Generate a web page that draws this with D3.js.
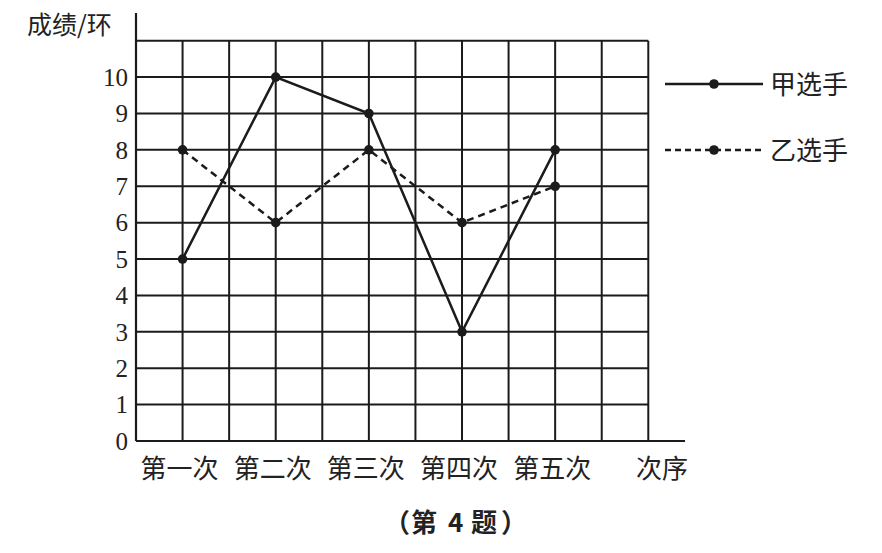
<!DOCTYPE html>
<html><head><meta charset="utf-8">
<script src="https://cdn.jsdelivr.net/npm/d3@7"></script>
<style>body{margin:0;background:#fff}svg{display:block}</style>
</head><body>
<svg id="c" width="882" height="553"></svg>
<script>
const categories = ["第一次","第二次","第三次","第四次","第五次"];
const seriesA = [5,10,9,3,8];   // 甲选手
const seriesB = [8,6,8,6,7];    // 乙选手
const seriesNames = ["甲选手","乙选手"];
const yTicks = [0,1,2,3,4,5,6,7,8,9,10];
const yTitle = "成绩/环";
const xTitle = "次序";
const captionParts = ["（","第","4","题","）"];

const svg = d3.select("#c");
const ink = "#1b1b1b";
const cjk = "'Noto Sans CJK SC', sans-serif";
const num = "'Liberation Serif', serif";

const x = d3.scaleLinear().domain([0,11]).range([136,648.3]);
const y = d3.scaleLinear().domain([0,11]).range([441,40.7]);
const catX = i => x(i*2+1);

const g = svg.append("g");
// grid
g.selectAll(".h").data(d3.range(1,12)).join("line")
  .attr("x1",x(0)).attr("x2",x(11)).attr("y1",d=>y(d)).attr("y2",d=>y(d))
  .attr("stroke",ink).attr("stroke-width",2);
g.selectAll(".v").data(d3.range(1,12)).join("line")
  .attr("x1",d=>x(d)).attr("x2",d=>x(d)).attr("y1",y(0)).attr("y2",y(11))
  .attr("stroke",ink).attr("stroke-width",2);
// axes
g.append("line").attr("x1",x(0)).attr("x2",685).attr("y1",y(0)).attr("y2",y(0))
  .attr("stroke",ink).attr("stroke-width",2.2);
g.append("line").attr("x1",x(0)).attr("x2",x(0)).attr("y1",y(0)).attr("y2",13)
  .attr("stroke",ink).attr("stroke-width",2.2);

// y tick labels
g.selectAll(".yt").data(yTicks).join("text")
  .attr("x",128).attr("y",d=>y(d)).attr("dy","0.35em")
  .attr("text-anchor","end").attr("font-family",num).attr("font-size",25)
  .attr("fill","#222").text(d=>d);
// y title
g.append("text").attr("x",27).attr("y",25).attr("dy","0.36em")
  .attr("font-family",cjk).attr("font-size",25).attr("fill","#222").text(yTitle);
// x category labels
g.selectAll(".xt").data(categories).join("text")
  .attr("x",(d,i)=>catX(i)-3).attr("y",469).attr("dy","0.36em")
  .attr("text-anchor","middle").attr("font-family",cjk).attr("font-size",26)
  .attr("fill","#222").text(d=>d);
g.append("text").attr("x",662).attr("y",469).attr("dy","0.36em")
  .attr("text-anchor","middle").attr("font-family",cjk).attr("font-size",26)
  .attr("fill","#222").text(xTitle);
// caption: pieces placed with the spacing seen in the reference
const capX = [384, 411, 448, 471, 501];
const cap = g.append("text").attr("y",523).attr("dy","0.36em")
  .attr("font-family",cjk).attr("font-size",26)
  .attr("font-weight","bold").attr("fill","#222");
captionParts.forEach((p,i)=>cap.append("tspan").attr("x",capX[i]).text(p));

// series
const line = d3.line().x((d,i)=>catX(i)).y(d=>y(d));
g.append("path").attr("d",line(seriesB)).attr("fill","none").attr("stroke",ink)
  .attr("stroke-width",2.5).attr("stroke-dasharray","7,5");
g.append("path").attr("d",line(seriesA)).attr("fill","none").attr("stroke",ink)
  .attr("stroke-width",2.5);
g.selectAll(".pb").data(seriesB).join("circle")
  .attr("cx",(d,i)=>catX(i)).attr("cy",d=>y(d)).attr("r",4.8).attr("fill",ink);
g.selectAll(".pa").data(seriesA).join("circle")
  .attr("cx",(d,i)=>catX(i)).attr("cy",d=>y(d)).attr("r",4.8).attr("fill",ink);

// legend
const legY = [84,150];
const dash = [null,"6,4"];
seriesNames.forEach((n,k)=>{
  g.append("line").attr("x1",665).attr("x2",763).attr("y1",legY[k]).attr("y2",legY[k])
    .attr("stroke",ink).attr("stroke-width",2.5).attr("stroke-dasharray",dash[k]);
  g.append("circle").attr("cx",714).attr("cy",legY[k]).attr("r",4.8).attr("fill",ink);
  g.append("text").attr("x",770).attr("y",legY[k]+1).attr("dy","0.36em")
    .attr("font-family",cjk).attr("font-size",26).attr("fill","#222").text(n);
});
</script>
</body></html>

_____

• [What needs to be done] Which lines hold the word "with"? Copy all of them.

• [Task output]
Generate a web page that draws this with D3.js.
// caption: pieces placed with the spacing seen in the reference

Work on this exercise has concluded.